* _BRIEF_:
Copy the lines from the start of the records below through the line containing "['#c3e4e8', '#c3e4e8', '#c3e4e8', '#c3e4e8', '#ff2a00']", both included, and leave out the pictures.

* _RECORDS SHOWN_:
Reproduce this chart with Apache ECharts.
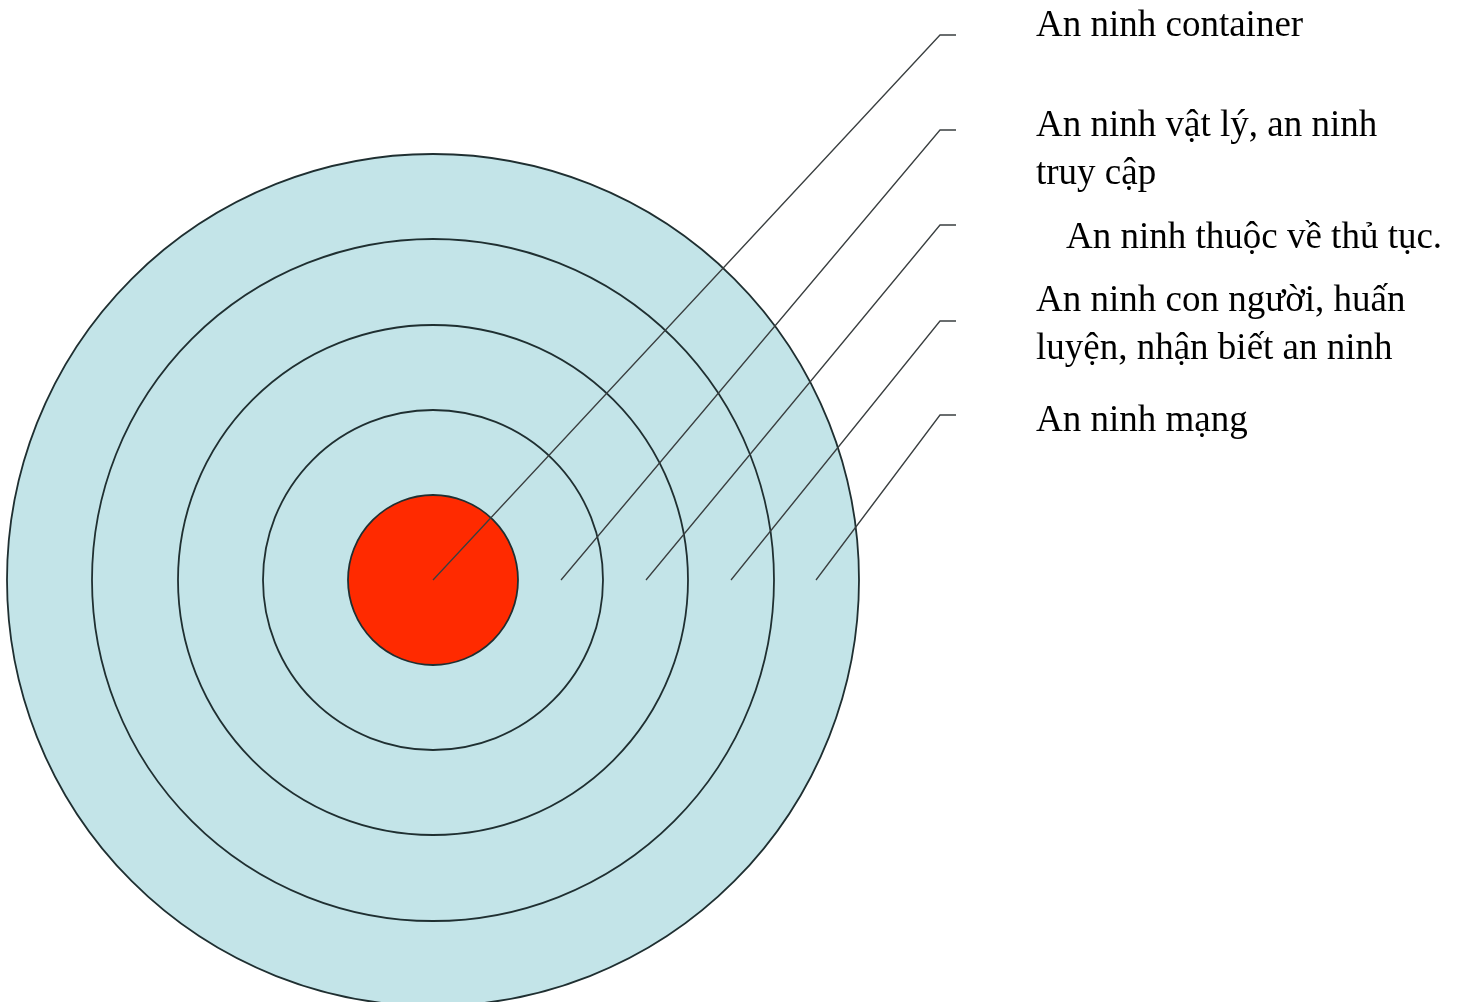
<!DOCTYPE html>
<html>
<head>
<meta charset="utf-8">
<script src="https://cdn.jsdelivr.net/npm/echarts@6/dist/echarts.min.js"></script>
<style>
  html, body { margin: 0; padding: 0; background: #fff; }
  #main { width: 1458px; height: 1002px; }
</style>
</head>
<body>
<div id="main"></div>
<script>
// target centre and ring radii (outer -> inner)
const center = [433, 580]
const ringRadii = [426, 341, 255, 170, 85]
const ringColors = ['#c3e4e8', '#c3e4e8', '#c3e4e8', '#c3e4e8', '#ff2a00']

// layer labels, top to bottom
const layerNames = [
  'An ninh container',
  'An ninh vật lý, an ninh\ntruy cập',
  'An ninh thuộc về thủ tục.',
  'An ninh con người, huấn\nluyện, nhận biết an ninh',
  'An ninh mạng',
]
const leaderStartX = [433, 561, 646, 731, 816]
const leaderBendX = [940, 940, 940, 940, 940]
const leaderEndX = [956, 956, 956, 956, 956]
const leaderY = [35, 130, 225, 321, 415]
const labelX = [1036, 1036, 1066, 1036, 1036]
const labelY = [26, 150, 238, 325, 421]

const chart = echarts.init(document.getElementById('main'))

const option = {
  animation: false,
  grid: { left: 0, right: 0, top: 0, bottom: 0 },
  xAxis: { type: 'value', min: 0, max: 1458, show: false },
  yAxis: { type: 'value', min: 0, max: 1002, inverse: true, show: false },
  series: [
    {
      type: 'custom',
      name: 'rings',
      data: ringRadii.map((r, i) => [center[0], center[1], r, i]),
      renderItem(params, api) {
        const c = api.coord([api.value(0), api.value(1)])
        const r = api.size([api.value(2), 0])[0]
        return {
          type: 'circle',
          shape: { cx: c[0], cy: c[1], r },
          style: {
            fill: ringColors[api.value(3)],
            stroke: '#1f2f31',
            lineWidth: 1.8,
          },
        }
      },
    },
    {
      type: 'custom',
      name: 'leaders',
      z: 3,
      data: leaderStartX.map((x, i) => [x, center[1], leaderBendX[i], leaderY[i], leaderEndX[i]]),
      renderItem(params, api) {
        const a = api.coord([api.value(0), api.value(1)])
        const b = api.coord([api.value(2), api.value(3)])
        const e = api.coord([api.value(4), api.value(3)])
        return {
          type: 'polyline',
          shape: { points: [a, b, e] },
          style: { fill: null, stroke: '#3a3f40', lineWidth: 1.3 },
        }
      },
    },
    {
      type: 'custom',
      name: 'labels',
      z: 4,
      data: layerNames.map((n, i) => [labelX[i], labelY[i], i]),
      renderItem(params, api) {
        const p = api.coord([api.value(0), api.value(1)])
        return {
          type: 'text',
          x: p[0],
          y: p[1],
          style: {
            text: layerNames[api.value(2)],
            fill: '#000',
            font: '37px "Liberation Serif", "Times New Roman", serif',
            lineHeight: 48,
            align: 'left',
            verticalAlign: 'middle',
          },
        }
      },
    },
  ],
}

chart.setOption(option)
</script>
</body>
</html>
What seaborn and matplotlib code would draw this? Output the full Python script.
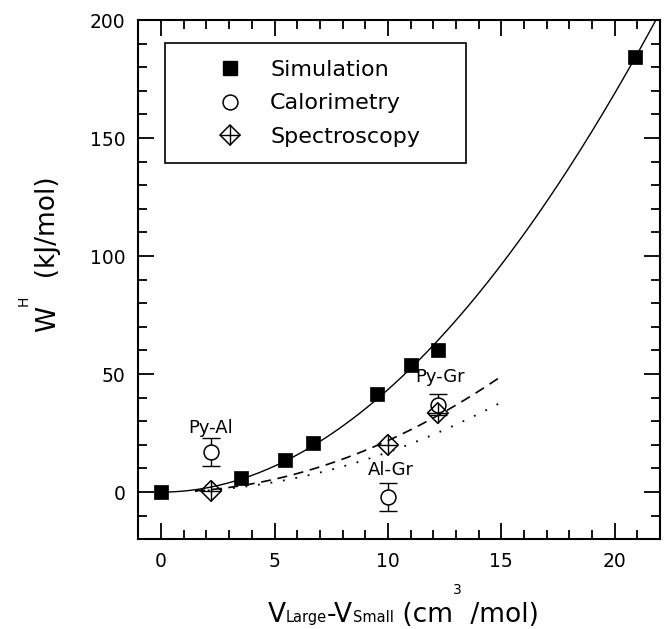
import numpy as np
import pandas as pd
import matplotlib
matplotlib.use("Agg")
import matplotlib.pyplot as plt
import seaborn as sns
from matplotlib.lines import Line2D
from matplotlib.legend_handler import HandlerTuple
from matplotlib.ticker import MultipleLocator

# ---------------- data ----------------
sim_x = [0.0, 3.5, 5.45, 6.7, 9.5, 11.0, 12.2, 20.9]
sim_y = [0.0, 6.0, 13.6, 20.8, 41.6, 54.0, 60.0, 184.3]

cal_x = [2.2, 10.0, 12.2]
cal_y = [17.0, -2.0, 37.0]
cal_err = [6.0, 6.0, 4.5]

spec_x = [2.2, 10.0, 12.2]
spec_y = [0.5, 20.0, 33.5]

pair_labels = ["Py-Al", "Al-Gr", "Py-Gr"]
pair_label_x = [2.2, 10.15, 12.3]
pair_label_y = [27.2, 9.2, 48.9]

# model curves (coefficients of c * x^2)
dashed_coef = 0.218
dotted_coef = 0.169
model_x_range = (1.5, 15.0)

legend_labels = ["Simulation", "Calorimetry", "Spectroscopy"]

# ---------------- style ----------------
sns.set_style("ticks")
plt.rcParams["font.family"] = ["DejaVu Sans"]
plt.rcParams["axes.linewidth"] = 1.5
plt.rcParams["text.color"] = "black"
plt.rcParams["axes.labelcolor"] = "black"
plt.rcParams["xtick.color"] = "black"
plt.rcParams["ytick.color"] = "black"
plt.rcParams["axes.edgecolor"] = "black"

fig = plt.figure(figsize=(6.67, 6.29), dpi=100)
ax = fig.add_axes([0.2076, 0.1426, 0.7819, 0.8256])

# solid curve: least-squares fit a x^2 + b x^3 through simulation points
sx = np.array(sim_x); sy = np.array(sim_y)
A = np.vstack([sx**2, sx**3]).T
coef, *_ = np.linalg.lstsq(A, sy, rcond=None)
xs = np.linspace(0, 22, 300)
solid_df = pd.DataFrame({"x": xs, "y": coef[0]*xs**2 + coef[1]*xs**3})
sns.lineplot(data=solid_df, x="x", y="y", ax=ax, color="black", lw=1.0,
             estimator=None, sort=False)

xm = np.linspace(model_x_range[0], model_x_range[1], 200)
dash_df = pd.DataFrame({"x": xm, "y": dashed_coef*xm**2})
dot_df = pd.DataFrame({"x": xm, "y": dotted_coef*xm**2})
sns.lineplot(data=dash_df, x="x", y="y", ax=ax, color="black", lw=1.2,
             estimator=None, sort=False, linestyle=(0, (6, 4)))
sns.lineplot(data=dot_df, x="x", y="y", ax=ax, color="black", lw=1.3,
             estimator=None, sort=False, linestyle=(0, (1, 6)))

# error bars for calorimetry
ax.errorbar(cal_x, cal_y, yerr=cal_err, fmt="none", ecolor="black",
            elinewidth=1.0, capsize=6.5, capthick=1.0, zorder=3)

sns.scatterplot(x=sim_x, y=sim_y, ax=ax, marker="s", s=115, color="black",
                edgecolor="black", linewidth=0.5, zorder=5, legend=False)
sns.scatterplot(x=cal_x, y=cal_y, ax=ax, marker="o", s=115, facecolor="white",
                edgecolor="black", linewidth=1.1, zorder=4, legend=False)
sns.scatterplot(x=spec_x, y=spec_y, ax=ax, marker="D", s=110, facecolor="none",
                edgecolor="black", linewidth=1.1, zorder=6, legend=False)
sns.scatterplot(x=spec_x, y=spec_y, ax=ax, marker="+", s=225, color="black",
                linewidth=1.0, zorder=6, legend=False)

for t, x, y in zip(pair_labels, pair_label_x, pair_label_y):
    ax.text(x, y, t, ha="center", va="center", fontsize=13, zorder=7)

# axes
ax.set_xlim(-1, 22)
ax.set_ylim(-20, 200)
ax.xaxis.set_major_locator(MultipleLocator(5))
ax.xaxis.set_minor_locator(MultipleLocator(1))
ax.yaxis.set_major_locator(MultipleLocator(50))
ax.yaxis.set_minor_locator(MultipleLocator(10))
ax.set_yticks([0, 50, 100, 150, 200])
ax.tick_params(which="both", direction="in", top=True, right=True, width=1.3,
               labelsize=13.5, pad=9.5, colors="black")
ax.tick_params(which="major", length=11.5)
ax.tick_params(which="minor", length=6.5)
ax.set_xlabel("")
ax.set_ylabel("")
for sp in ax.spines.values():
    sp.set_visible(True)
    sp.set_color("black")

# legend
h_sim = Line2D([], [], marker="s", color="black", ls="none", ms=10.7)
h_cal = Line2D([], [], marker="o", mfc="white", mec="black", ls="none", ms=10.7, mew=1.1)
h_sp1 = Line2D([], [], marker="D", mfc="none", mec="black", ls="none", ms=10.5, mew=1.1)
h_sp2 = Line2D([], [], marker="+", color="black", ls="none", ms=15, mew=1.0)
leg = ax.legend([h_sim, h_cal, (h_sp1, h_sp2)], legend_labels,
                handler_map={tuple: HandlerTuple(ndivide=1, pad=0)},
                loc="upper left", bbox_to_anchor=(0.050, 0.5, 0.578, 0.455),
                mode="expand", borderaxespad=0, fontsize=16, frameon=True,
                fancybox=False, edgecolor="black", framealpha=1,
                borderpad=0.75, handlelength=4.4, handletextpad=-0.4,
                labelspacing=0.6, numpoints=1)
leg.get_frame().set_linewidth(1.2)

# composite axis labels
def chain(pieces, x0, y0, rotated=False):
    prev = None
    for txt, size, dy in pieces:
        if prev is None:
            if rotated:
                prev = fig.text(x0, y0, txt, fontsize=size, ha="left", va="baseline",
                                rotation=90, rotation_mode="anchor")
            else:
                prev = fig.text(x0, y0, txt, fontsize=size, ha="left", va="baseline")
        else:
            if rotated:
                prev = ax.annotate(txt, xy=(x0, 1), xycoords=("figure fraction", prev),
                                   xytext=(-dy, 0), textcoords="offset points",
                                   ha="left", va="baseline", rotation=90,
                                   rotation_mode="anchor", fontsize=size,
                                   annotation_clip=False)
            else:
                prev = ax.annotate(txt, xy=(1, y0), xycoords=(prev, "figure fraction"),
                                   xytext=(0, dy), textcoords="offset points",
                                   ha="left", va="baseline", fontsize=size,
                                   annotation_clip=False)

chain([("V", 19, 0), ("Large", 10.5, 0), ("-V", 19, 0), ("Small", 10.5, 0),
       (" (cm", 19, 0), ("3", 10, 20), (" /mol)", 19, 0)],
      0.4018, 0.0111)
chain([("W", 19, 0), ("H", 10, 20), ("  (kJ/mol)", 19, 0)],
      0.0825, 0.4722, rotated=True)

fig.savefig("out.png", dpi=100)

* _WRITTEN ANSWER_:
Reproduce this chart with Apache ECharts.
<!DOCTYPE html>
<html>
<head>
<meta charset="utf-8">
<script src="https://cdn.jsdelivr.net/npm/echarts@6/dist/echarts.min.js"></script>
<style>
  html, body { margin: 0; padding: 0; background: #fff; }
  #main { width: 1458px; height: 1002px; }
</style>
</head>
<body>
<div id="main"></div>
<script>
// target centre and ring radii (outer -> inner)
const center = [433, 580]
const ringRadii = [426, 341, 255, 170, 85]
const ringColors = ['#c3e4e8', '#c3e4e8', '#c3e4e8', '#c3e4e8', '#ff2a00']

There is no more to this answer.